**EXERCISE BRIEF:**
Extract the lines from the first one in the records below through the line containing "Chart.register(...registerables);", keeping both ends and leaving out any pictures.

++++++++++++++++++++

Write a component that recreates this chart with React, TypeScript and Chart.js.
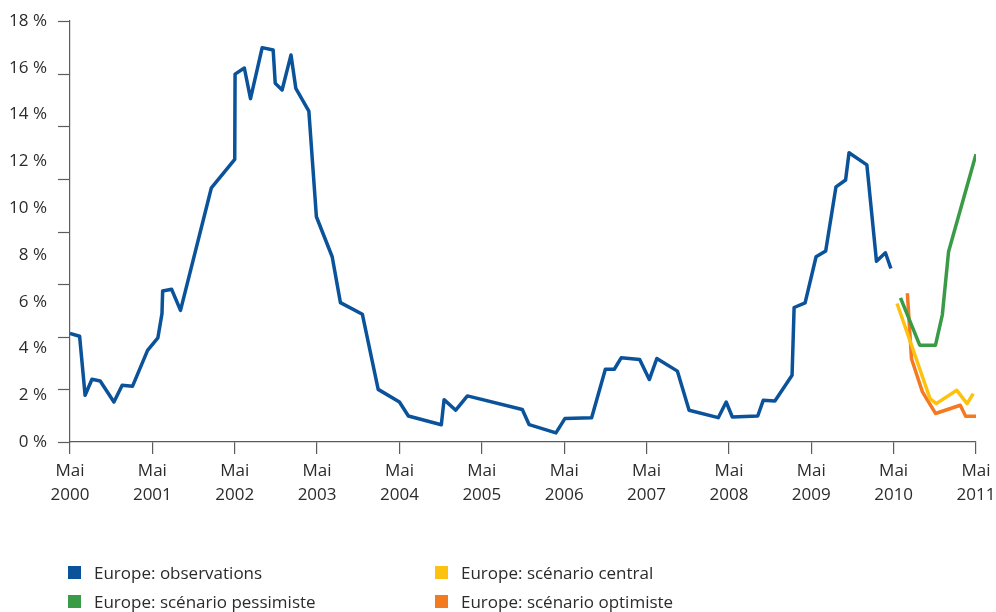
import React, { useEffect, useRef } from "react";
import { Chart, registerables } from "chart.js";

Chart.register(...registerables);

// Months counted from May 2000 (0 = Mai 2000, 132 = Mai 2011)
const observationMonths = [
  0, 1.4, 2.2, 3.2, 4.4, 6.4, 7.6, 9.1, 11.3, 12.8, 13.4, 13.5, 14.8, 16.1, 20.6,
  24.0, 24.05, 25.4, 26.3, 28.0, 29.6, 29.9, 30.9, 32.2, 32.9, 34.8, 35.9, 38.2,
  39.4, 42.6, 44.9, 48.0, 49.3, 54.1, 54.5, 56.2, 57.9, 65.9, 66.9, 70.8, 72.1,
  76.0, 78.0, 79.3, 80.3, 83.0, 84.4, 85.5, 88.5, 90.2, 94.45, 95.6, 96.5, 100.2,
  101.0, 102.7, 105.2, 105.5, 107.1, 108.7, 110.1, 111.6, 113.0, 113.5, 116.1,
  117.5, 118.8, 119.6,
];
const observationRates = [
  4.64, 4.52, 2.0, 2.68, 2.61, 1.71, 2.43, 2.38, 3.92, 4.45, 5.49, 6.46, 6.53, 5.63,
  10.87, 12.08, 15.73, 15.99, 14.68, 16.86, 16.76, 15.34, 15.05, 16.55, 15.12,
  14.15, 9.63, 7.92, 5.96, 5.46, 2.25, 1.71, 1.11, 0.74, 1.81, 1.36, 1.97, 1.39,
  0.74, 0.39, 1.0, 1.04, 3.11, 3.11, 3.6, 3.53, 2.67, 3.57, 3.03, 1.36, 1.04, 1.71,
  1.07, 1.11, 1.78, 1.75, 2.85, 5.75, 5.95, 7.92, 8.17, 10.91, 11.2, 12.37, 11.85,
  7.73, 8.09, 7.42,
];

const pessimisticMonths = [121.0, 123.8, 126.1, 127.1, 128.0, 132.0];
const pessimisticRates = [6.16, 4.14, 4.14, 5.45, 8.13, 12.3];

const centralMonths = [120.5, 125.3, 126.2, 129.2, 130.7, 131.6];
const centralRates = [5.92, 1.86, 1.64, 2.21, 1.64, 2.07];

const optimisticMonths = [122.0, 122.6, 124.2, 126.1, 129.7, 130.5, 132.0];
const optimisticRates = [6.36, 3.56, 2.14, 1.22, 1.57, 1.1, 1.1];

const axisYears = [2000, 2001, 2002, 2003, 2004, 2005, 2006, 2007, 2008, 2009, 2010, 2011];
const yTickMarkValues = [0, 2.25, 4.5, 6.75, 9, 11.25, 13.5, 15.75, 18];

const seriesNames = [
  "Europe: observations",
  "Europe: scénario pessimiste",
  "Europe: scénario central",
  "Europe: scénario optimiste",
];
const seriesColors = ["#0a539b", "#3a9b46", "#fdc210", "#f47a21"];

const FONT = "'Open Sans', 'DejaVu Sans', sans-serif";
const TEXT_COLOR = "#2b2b2b";
const AXIS_COLOR = "#5c5c5c";

const toPoints = (xs: number[], ys: number[]) => xs.map((x, i) => ({ x, y: ys[i] }));

// Short tick marks on the left axis, spaced independently of the percent labels
const yTickMarksPlugin = {
  id: "yTickMarks",
  afterDraw(chart: any) {
    const y = chart.scales.y;
    const left = chart.chartArea.left;
    const ctx = chart.ctx;
    ctx.save();
    ctx.strokeStyle = AXIS_COLOR;
    ctx.lineWidth = 1.2;
    for (const v of yTickMarkValues) {
      const py = Math.round(y.getPixelForValue(v)) + 0.5;
      ctx.beginPath();
      ctx.moveTo(left - 12, py);
      ctx.lineTo(left, py);
      ctx.stroke();
    }
    ctx.restore();
  },
};

export default function App() {
  const canvasRef = useRef<HTMLCanvasElement | null>(null);

  useEffect(() => {
    if (!canvasRef.current) return;
    const lineStyle = (i: number) => ({
      label: seriesNames[i],
      borderColor: seriesColors[i],
      backgroundColor: seriesColors[i],
      borderWidth: 3.5,
      pointRadius: 0,
      tension: 0,
      fill: false,
      borderJoinStyle: "round" as const,
      borderCapStyle: "butt" as const,
    });
    const chart = new Chart(canvasRef.current, {
      type: "line",
      data: {
        datasets: [
          { ...lineStyle(0), data: toPoints(observationMonths, observationRates) },
          { ...lineStyle(2), data: toPoints(centralMonths, centralRates) },
          { ...lineStyle(1), data: toPoints(pessimisticMonths, pessimisticRates) },
          { ...lineStyle(3), data: toPoints(optimisticMonths, optimisticRates) },
        ],
      },
      options: {
        responsive: false,
        animation: false,
        devicePixelRatio: 1,
        layout: { autoPadding: false, padding: { top: 21, right: 20, left: 0, bottom: 0 } },
        plugins: {
          legend: { display: false },
          tooltip: { enabled: false },
        },
        scales: {
          x: {
            type: "linear",
            min: 0,
            max: 132,
            afterFit: (s: any) => {
              s.height = 170;
              s.paddingLeft = 0;
              s.paddingRight = 0;
            },
            ticks: {
              stepSize: 12,
              autoSkip: false,
              maxRotation: 0,
              padding: 6,
              color: TEXT_COLOR,
              font: { family: FONT, size: 17, lineHeight: 1.37 },
              callback: (_v: any, index: number) => ["Mai", String(axisYears[index])],
            },
            grid: {
              drawOnChartArea: false,
              drawTicks: true,
              tickLength: 12,
              color: AXIS_COLOR,
              lineWidth: 1.2,
            },
            border: { display: true, color: AXIS_COLOR, width: 1.2 },
          },
          y: {
            type: "linear",
            min: 0,
            max: 18,
            afterFit: (s: any) => {
              s.width = 70;
              s.paddingTop = 0;
              s.paddingBottom = 0;
            },
            ticks: {
              stepSize: 2,
              padding: 23,
              color: TEXT_COLOR,
              font: { family: FONT, size: 17 },
              callback: (v: any) => `${v} %`,
            },
            grid: { display: false, drawTicks: false },
            border: { display: true, color: AXIS_COLOR, width: 1.2 },
          },
        },
      },
      plugins: [yTickMarksPlugin],
    });
    return () => chart.destroy();
  }, []);

  const legendRows = [
    [0, 2],
    [1, 3],
  ];
  const colX = [68, 435];
  const rowY = [572, 601];

  return (
    <div style={{ position: "fixed", left: 0, top: 0, width: 996, height: 612, background: "#fff" }}>
      <canvas ref={canvasRef} width={996} height={612} style={{ display: "block" }} />
      {legendRows.map((row, r) =>
        row.map((si, c) => (
          <div
            key={si}
            style={{
              position: "absolute",
              left: colX[c],
              top: rowY[r] - 12,
              height: 24,
              display: "flex",
              alignItems: "center",
              fontFamily: FONT,
              fontSize: 17,
              color: TEXT_COLOR,
              whiteSpace: "nowrap",
            }}
          >
            <span
              style={{
                display: "inline-block",
                width: 13,
                height: 13,
                background: seriesColors[si],
                marginRight: 13,
              }}
            />
            <span>{seriesNames[si]}</span>
          </div>
        ))
      )}
    </div>
  );
}
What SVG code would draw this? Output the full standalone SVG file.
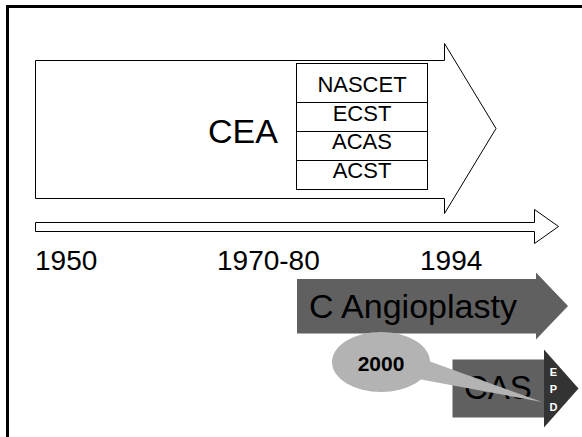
<svg xmlns="http://www.w3.org/2000/svg" width="582" height="437" viewBox="0 0 582 437">
<style>
text{font-family:"Liberation Sans",Arial,sans-serif;fill:#000}
.out{fill:#fff;stroke:#000;stroke-width:1}
.dark{fill:#606060;stroke:none}
.tbl{fill:#fff;stroke:#000;stroke-width:1}
.t22{font-size:22px;text-anchor:middle}
.yr{font-size:28px}
.epd{font-size:11px;font-weight:bold;fill:#fff;text-anchor:middle}
</style>
<rect x="0" y="0" width="582" height="437" fill="#fff"/>
<rect id="frame" x="7.5" y="6.5" width="600" height="460" fill="none" stroke="#000" stroke-width="3"/>
<g id="cea">
<polygon class="out" points="35.5,60.5 444.5,60.5 444.5,43.5 496,128.5 444.5,213.5 444.5,198.5 35.5,198.5"/>
<text x="208" y="142.7" font-size="34">CEA</text>
</g>
<g id="trials">
<rect class="tbl" x="296.5" y="63.5" width="131" height="126"/>
<line x1="296.5" y1="102.5" x2="427.5" y2="102.5" stroke="#000"/>
<line x1="296.5" y1="131.5" x2="427.5" y2="131.5" stroke="#000"/>
<line x1="296.5" y1="160.5" x2="427.5" y2="160.5" stroke="#000"/>
<text class="t22" x="362" y="91.7">NASCET</text>
<text class="t22" x="362" y="120.7">ECST</text>
<text class="t22" x="362" y="149">ACAS</text>
<text class="t22" x="362" y="178.3">ACST</text>
</g>
<g id="timeline">
<polygon class="out" points="35.5,222.5 534.5,222.5 534.5,209.5 558.5,226.5 534.5,243.5 534.5,231.5 35.5,231.5"/>
<text class="yr" x="35" y="269.5">1950</text>
<text class="yr" x="217" y="269.5">1970-80</text>
<text class="yr" x="420" y="269.5">1994</text>
</g>
<g id="angioplasty">
<polygon class="dark" points="297,279 536,279 536,272.5 568,306 536,339.5 536,333.5 297,333.5"/>
<text x="309" y="318.3" font-size="34" fill="#111">C Angioplasty</text>
</g>
<g id="cas">
<rect class="dark" x="452.5" y="359.5" width="92" height="58"/>
<text x="464" y="398.5" font-size="33" fill="#111">CAS</text>
<polygon points="544,349.5 578.5,388.5 544,427.5" fill="#333"/>
<text class="epd" x="553.5" y="376">E</text>
<text class="epd" x="553.5" y="393">P</text>
<text class="epd" x="553.5" y="410.5">D</text>
</g>
<g id="callout">
<path d="M428,360.7 L542,402 L421,379.6 Z" fill="#b3b3b3"/>
<ellipse cx="381" cy="362" rx="49" ry="30" fill="#b3b3b3"/>
<text x="381" y="370.7" font-size="21" font-weight="bold" text-anchor="middle">2000</text>
</g>
</svg>
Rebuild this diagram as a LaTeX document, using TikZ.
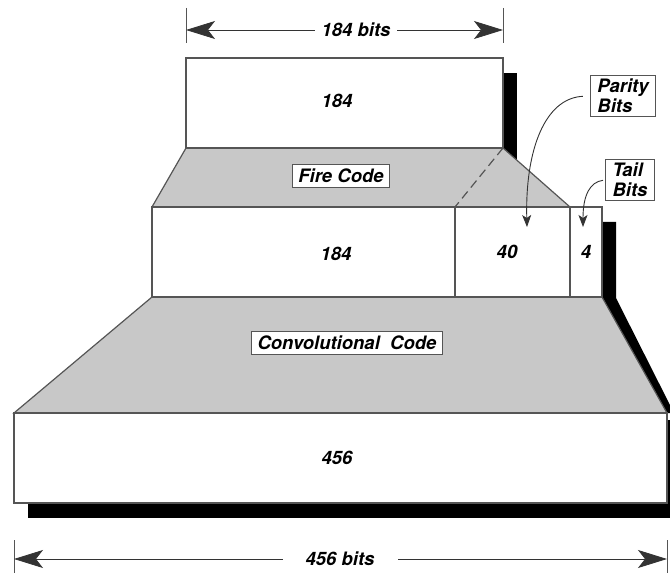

++++++++++++++++++++

**CORRECT ANSWER:**
Write a component that recreates this chart with React, TypeScript and Chart.js.
import React, { useEffect, useRef } from "react";
import { Chart, registerables } from "chart.js";

Chart.register(...registerables);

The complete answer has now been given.